* **DIRECTIONS**: Read through the records below and copy each line that uses the word "with".

Code that draws figures:
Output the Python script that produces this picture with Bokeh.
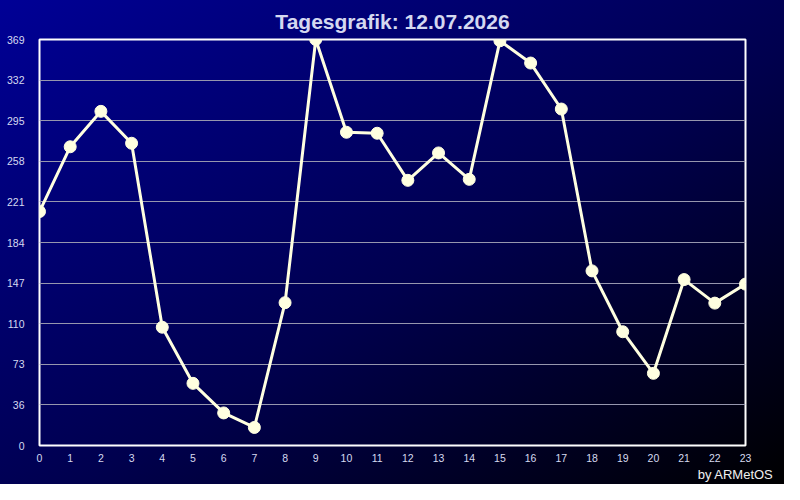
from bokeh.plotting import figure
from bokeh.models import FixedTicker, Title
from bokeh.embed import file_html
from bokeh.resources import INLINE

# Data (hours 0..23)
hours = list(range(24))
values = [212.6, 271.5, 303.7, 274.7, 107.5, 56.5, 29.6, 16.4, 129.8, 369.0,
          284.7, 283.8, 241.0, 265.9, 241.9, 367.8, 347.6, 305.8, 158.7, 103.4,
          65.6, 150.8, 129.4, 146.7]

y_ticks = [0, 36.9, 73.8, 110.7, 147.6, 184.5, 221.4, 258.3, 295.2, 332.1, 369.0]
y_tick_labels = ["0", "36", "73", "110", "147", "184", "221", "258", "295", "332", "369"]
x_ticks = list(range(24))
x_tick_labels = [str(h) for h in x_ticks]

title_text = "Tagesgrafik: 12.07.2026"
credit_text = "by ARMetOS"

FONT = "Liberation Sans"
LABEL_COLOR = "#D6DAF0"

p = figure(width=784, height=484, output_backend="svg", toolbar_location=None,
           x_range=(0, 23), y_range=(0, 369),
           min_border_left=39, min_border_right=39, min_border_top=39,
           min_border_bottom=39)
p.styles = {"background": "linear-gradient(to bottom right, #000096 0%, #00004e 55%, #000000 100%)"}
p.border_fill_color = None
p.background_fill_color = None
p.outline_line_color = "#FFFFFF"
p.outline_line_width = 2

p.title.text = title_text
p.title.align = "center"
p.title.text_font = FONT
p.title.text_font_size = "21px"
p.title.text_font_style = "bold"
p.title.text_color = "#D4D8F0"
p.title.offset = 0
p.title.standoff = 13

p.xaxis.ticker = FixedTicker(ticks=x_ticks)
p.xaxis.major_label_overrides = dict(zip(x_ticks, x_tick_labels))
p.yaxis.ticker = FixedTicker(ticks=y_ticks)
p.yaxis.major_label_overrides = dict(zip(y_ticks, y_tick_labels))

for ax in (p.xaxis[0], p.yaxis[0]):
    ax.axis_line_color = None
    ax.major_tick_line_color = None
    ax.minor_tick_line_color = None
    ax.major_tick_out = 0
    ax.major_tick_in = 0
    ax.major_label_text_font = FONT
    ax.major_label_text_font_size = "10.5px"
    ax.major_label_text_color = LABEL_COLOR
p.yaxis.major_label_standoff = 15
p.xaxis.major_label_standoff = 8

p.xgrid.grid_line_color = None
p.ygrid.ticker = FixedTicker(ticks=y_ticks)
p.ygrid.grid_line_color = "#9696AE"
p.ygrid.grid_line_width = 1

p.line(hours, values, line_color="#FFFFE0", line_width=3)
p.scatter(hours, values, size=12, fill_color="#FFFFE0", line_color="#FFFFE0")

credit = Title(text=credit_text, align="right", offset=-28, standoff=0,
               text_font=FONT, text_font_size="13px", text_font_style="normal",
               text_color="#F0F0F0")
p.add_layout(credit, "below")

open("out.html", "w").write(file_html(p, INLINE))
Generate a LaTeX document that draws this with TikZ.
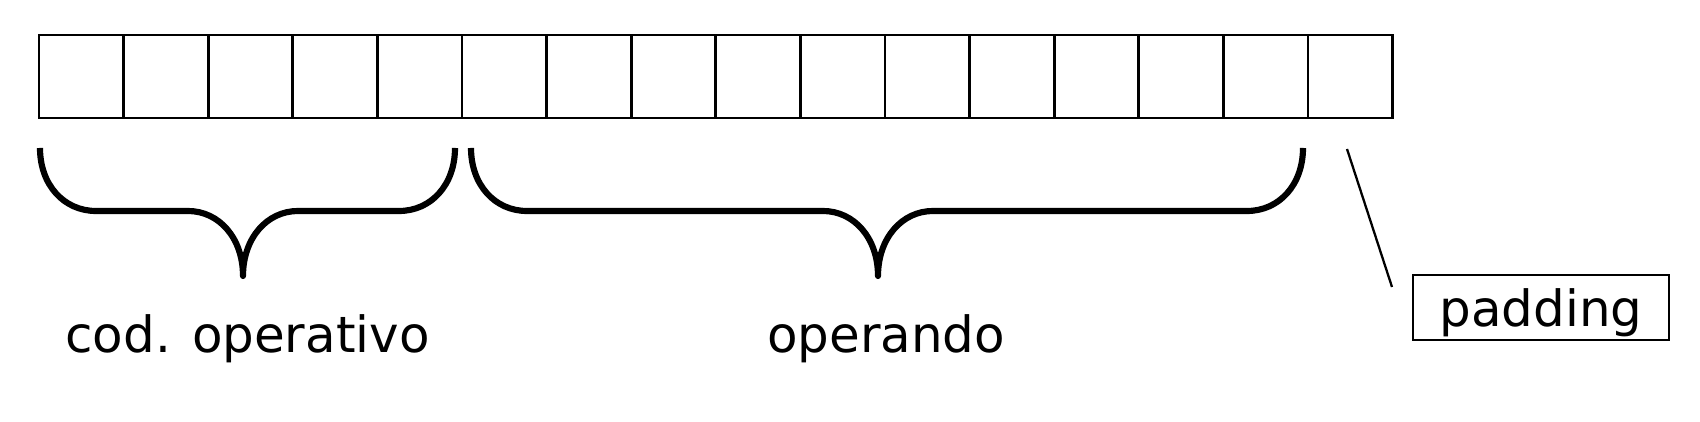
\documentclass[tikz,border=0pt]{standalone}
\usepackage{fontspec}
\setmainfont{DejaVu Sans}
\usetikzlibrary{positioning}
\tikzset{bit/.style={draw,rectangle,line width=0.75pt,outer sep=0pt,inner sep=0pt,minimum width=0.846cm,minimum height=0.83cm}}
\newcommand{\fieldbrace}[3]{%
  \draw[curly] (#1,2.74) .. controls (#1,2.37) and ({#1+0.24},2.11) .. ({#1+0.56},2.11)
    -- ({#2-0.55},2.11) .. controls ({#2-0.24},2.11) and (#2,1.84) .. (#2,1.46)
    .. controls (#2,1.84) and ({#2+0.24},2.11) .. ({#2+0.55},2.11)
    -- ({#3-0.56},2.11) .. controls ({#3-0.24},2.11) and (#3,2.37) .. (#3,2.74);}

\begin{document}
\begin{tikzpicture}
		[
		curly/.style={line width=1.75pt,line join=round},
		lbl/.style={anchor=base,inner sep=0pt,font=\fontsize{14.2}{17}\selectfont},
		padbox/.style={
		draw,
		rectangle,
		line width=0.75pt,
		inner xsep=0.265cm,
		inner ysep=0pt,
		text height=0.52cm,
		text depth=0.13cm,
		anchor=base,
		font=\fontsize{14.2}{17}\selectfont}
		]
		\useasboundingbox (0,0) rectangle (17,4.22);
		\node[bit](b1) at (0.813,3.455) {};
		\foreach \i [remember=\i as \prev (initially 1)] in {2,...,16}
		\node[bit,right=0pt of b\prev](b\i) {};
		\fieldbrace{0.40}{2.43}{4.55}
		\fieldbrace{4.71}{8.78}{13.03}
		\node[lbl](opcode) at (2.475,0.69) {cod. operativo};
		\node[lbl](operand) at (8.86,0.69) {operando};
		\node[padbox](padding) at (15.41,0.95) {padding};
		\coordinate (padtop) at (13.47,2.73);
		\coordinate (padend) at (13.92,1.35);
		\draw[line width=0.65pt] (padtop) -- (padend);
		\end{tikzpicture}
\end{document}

* **FINAL RESULT**:
Output the Python script that produces this picture with Bokeh.
Generate a LaTeX document that draws this with TikZ.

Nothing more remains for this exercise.